4) Religion Sacrifice
Xolos were often sacrificed when their owners died. It may sound cruel, but ancient peoples believed that a human needed his loyal dog to guide his spirit to the underworld. Xolos were buried with their masters, so their relationship would continue into the afterlife.
5) Xolos in Art
Mexican artists Diego Rivera and Frida Kahlo had Xolos as pets and included the dogs in many of their paintings. Kahlo, who was famous for her self-portraits, often painted one of her Xolos sitting in front of her.
6) Soccer Mascot
The city of Tijuana in Mexico has a professional soccer team called the Xoloitzcuintles de Caliente, or the Xolos for short. Xolos are considered a national treasure in Mexico, so it's no surprise that they serve as a mascot for a soccer team.
The Mexican hairless is considered intelligent, even-tempered, affectionate and playful.
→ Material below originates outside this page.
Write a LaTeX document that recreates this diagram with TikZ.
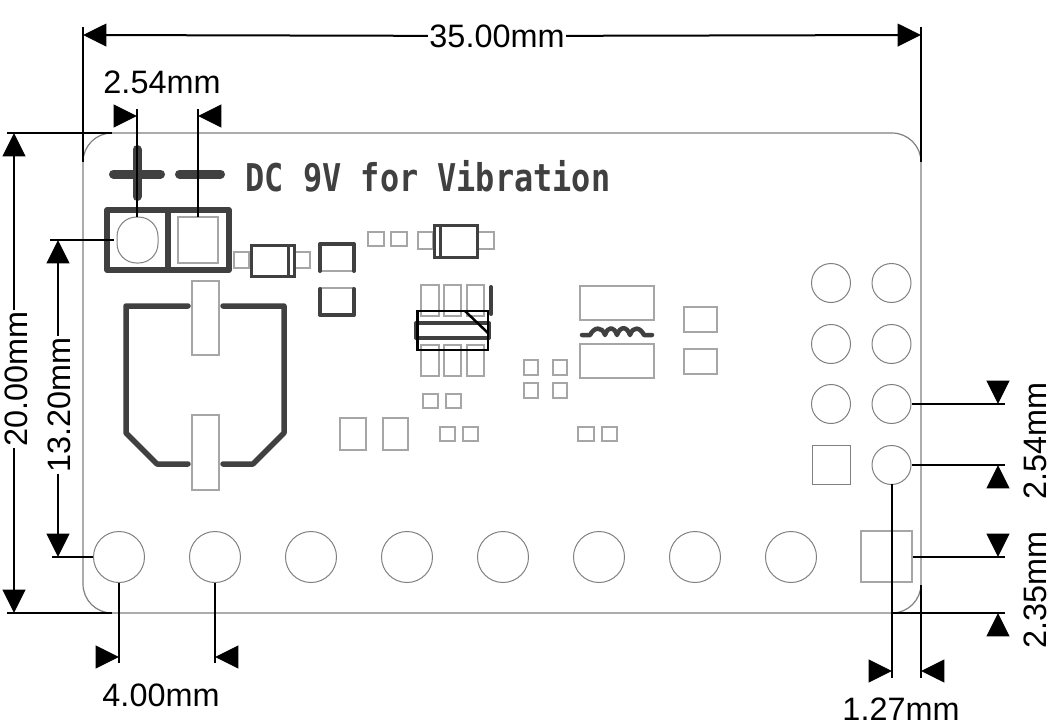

The dog is also protective and will bark at intruders.
Some Mexican hairless dogs tremble easily, which could be related to nervousness or lack of warmth.
Because of the dog's smaller size, particularly the miniature variety, it may not do well with children who want to rough-and-tumble.
The Xoloitzcuintli comes in either hairless or powder-puff. Hairless Xolos have dark, wrinkly skin and can have thin patches of coarse hairs on the forehead, neck and tail. Powder-puffs come with a full coat. What’s surprising to many is that this dog comes in a range of colors. These include black, gray, liver, red, brown, bronze and golden yellow and combinations of the above colors with white, beige or tan.
9) Separation Anxiety
If you’re away from home for long periods of time, the Xoloitzcuintli is not the dog for you. He needs to be with people and can’t be left alone all day. If fact, if he is left alone too long, your Xolo may try to climb or dig their way out – separation anxiety can be an issue with this breed. They work well with a schedule and will become upset if it changes.
Like Poodles, Xolos comes in three sizes: standard, miniature, and toy. The standard is up to 23 inches tall at the shoulder, while the toy is only 10-14 inches tall, with the miniature falling in the middle. Xolos also come in coated and hairless varieties, hence their other name, "Mexican Hairless Dog." When you consider the different size and coat type combinations, this means that there could be up to six different variations of the breed.